Proust’s Overcoat, Lorenza FoschiniLorenza Foschini
Proust’s Overcoat 

This tiny book held me spellbound. I hadn’t expected that when I casually picked it up at a secondhand sale: The title seemed to suggest something whimsical and lighthearted. But the story is both serious and heartbreaking.

When Marcel Proust died, the final three volumes of his masterwork, Remembrance of Things Past, remained to be published. Because of the iron and irrational control exercised by his brother, Robert, the process of bringing them to print was a lengthy and agonizing one. And when Robert too died a dozen years later, his wife set fire to the mountain of notebooks, manuscripts, and letters her detested brother-in-law had left behind—destroying a literary treasure of unimaginable proportions.

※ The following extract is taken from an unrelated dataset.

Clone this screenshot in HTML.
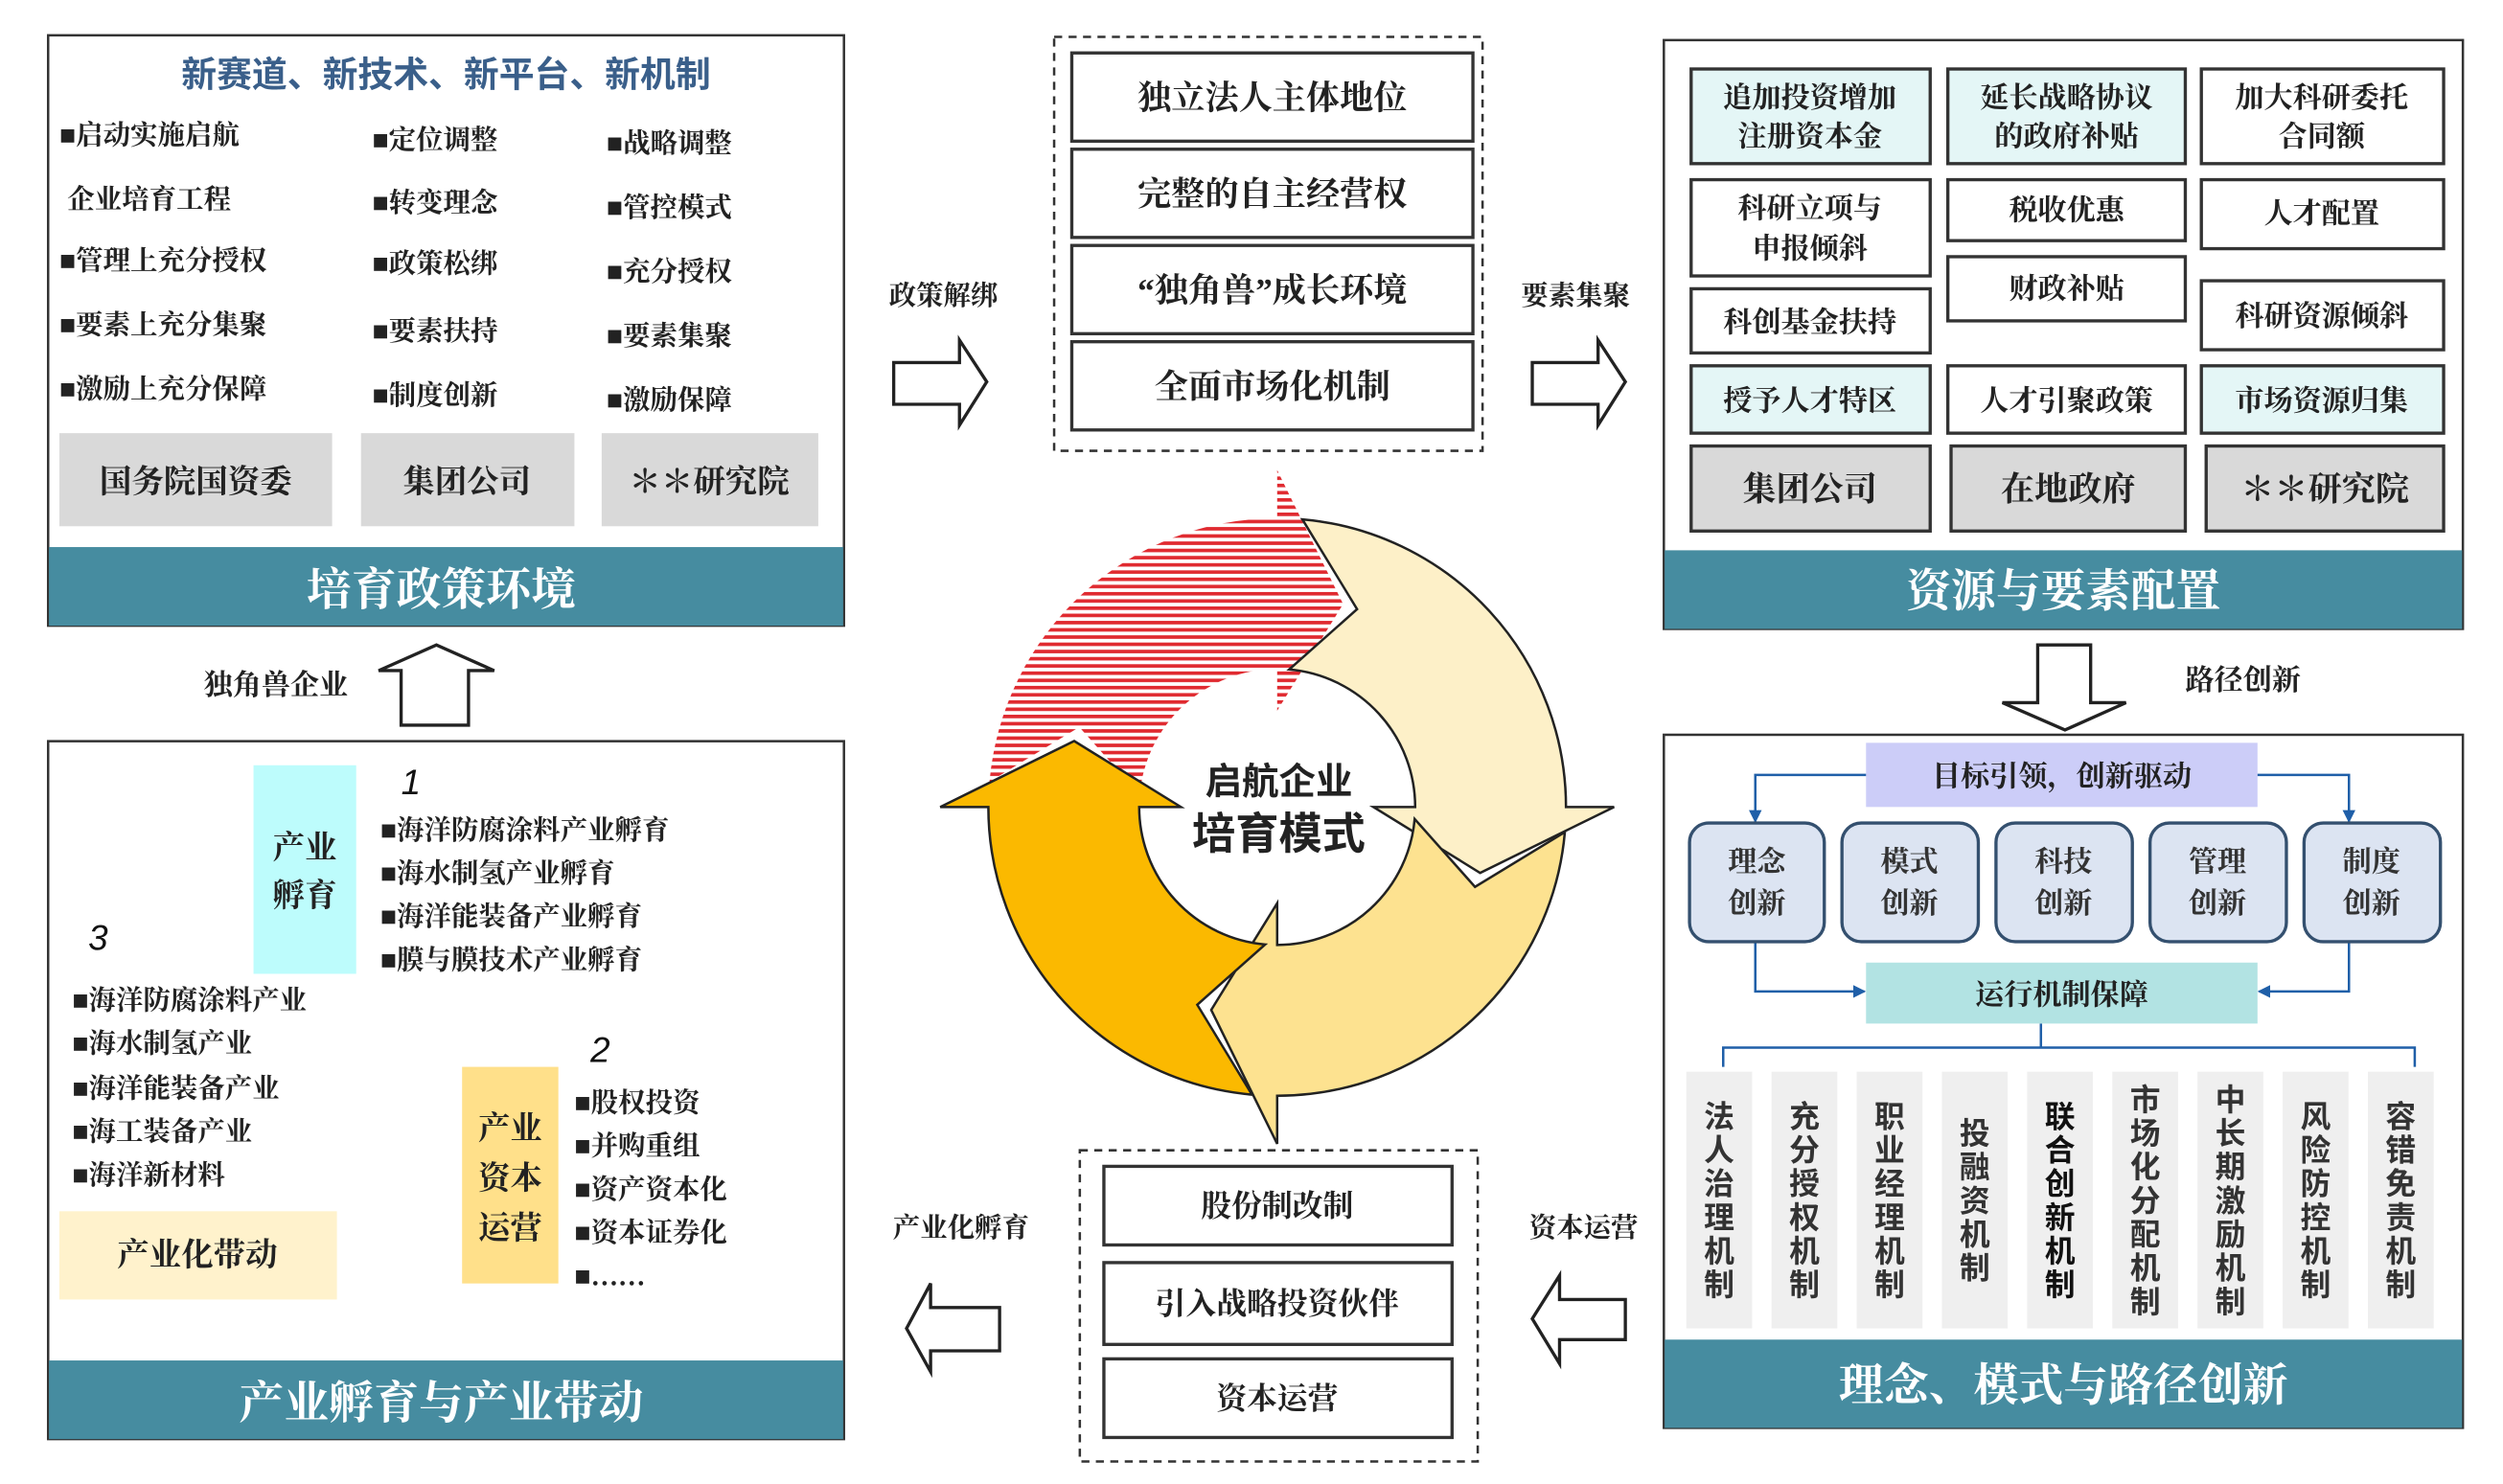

That’s what wrung my heart: knowing that the lifework of a genius could be reduced to ashes by one spiteful relative. Those of us who love Proust’s writing hold him in special reverence, and Jacques Guérin, heir to the Guérin perfume fortune, was one such bibliophile. He considered it a kind of sacred duty to track down and salvage whatever remained of Proust’s personal effects—culminating in the dark wool overcoat Marcel would drape around himself while sitting in bed to write. What makes this quest especially poignant is Proust’s belief that inanimate objects possess souls and often try to communicate with the living. If that overcoat could talk!

This book belongs next to your beloved copy of The Past Recaptured as a fitting reminder of memory, time, loss, and mortality—the very themes Proust addressed more eloquently than anyone had before or has since.